Learning robot control with reinforcement learning (RL) is often hindered by the sparse reward problem, where the agent receives feedback only upon completing the task. This leads to slow convergence or even failure to learn. We propose Goal Achievement Guided Exploration (GAGE), a method that leverages the goal achievement signal to guide exploration, mitigating premature convergence and improving sample efficiency in learning robot control tasks.
Publication
In Transactions on Machine Learning Research and CoRL 2024 Workshop on Whole-body Control and Bimanual Manipulation
Go2 Beam Climbing
Ant on Ball
Humanoid Ball Dribbling
Humanoid Cartwheel
Humanoid Rope Walking
Highlights
Problem.
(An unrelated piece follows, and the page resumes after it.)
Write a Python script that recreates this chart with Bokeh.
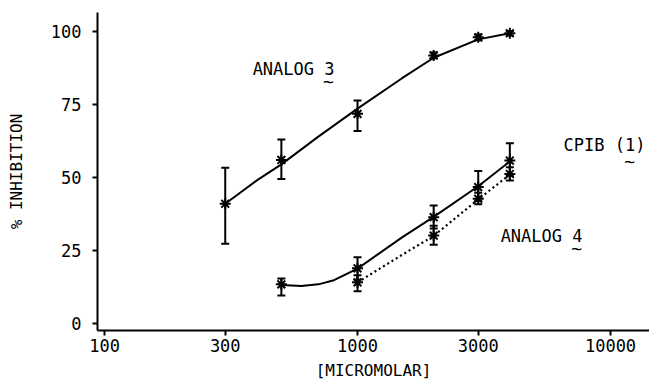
from bokeh.plotting import figure
from bokeh.models import (FixedTicker, PrintfTickFormatter, Whisker, TeeHead,
                          ColumnDataSource, Label, Range1d)
from bokeh.embed import file_html
from bokeh.resources import INLINE

# ---- data ----
x_ticks = [100, 300, 1000, 3000, 10000]
y_ticks = [0, 25, 50, 75, 100]

conc_a3 = [300, 500, 1000, 2000, 3000, 4000]
inh_a3 = [41.0, 56.0, 71.8, 91.8, 98.0, 99.4]
lo_a3 = [27.3, 49.5, 65.9, 90.8, 97.0, 98.6]
hi_a3 = [53.3, 63.0, 76.4, 92.8, 99.0, 100.2]

conc_c = [500, 1000, 2000, 3000, 4000]
inh_c = [13.4, 18.9, 36.4, 46.7, 55.8]
lo_c = [9.6, 15.0, 32.5, 42.0, 50.5]
hi_c = [15.4, 22.7, 40.4, 52.2, 61.7]

conc_a4 = [1000, 2000, 3000, 4000]
inh_a4 = [14.1, 30.1, 42.7, 51.2]
lo_a4 = [11.0, 27.0, 40.8, 49.0]
hi_a4 = [16.5, 33.5, 44.8, 53.5]

# fitted curves as drawn in the picture
fit_a3_x = [300, 400, 500, 700, 1000, 1500, 2000, 3000, 4000]
fit_a3_y = [41.0, 49.0, 54.5, 64.0, 73.6, 84.0, 91.0, 97.3, 99.4]
fit_c_x = [500, 600, 700, 800, 1000, 1500, 2000, 3000, 4000]
fit_c_y = [13.2, 12.8, 13.4, 14.7, 18.8, 29.5, 36.5, 47.0, 55.5]
fit_a4_x = [1000, 1500, 2000, 3000, 4000]
fit_a4_y = [14.1, 23.5, 30.0, 42.5, 51.0]

FONT = "DejaVu Sans Mono"
BLACK = "#000000"

p = figure(width=649, height=382, x_axis_type="log",
           x_range=Range1d(93.8, 14260), y_range=Range1d(-2.4, 106.5),
           output_backend="svg", toolbar_location=None,
           min_border_left=97, min_border_right=0, min_border_top=12,
           min_border_bottom=52,
           x_axis_label="[MICROMOLAR]", y_axis_label="% INHIBITION")
p.grid.visible = False
p.outline_line_color = None
p.background_fill_color = "white"
p.border_fill_color = "white"

for ax in (p.xaxis[0], p.yaxis[0]):
    ax.axis_line_width = 2
    ax.axis_line_color = BLACK
    ax.major_tick_line_width = 2
    ax.major_tick_line_color = BLACK
    ax.major_tick_in = 0
    ax.major_tick_out = 5
    ax.minor_tick_line_color = None
    ax.major_label_text_font = FONT
    ax.major_label_text_font_size = "17px"
    ax.major_label_text_color = BLACK
    ax.axis_label_text_font = FONT
    ax.axis_label_text_font_size = "16px"
    ax.axis_label_text_font_style = "normal"
    ax.axis_label_text_color = BLACK

p.xaxis.ticker = FixedTicker(ticks=x_ticks)
p.xaxis.formatter = PrintfTickFormatter(format="%d")
p.xaxis.major_label_standoff = 3
p.xaxis.axis_label_standoff = 6
p.yaxis.ticker = FixedTicker(ticks=y_ticks)
p.yaxis.major_label_standoff = 11
p.yaxis.axis_label_standoff = 22

# curves
p.line(fit_a3_x, fit_a3_y, line_color=BLACK, line_width=2)
p.line(fit_c_x, fit_c_y, line_color=BLACK, line_width=2)
p.line(fit_a4_x, fit_a4_y, line_color=BLACK, line_width=2.2, line_dash="2 3")

def add_series(xs, ys, lo, hi):
    src = ColumnDataSource(dict(x=xs, y=ys, lo=lo, hi=hi))
    w = Whisker(source=src, base="x", upper="hi", lower="lo", dimension="height",
                line_color=BLACK, line_width=2,
                upper_head=TeeHead(size=8, line_width=2, line_color=BLACK),
                lower_head=TeeHead(size=8, line_width=2, line_color=BLACK))
    p.add_layout(w)
    p.scatter("x", "y", source=src, marker="asterisk", size=11,
              line_color=BLACK, line_width=2)

add_series(conc_a3, inh_a3, lo_a3, hi_a3)
add_series(conc_c, inh_c, lo_c, hi_c)
add_series(conc_a4, inh_a4, lo_a4, hi_a4)

def lab(x, y, text, align="center", size="17px"):
    p.add_layout(Label(x=x, y=y, text=text, text_font=FONT, text_font_size=size,
                       text_color=BLACK, text_align=align, text_baseline="middle"))

lab(811, 87.3, "ANALOG 3", align="right")
lab(768, 83.0, "~", size="18px")
lab(13750, 61.2, "CPIB (1)", align="right")
lab(11900, 55.5, "~", size="18px")
lab(7750, 30.1, "ANALOG 4", align="right")
lab(7350, 25.6, "~", size="18px")

open("out.html", "w").write(file_html(p, INLINE))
Robot-control RL is often stuck at the sparse reward setting — the agent only sees a learning signal after the full task is completed, leading to slow convergence or outright failure.
Key observation. Even when extrinsic reward is sparse, intermediate goal-achievement signals (sub-goals being reached, contacts being made, balance being held) carry useful information that standard exploration ignores.
Method — GAGE.Goal Achievement Guided Exploration turns these goal-achievement signals into an exploration bonus that steers the policy away from premature convergence onto trivial behaviors, without changing the underlying RL algorithm.
Result. Across challenging whole-body control tasks — Go2 beam climbing, Ant balancing on a ball, humanoid dribbling, cartwheels, and rope walking (videos above) — GAGE learns where standard sparse-reward RL stalls, and improves sample efficiency on the tasks where baselines do learn.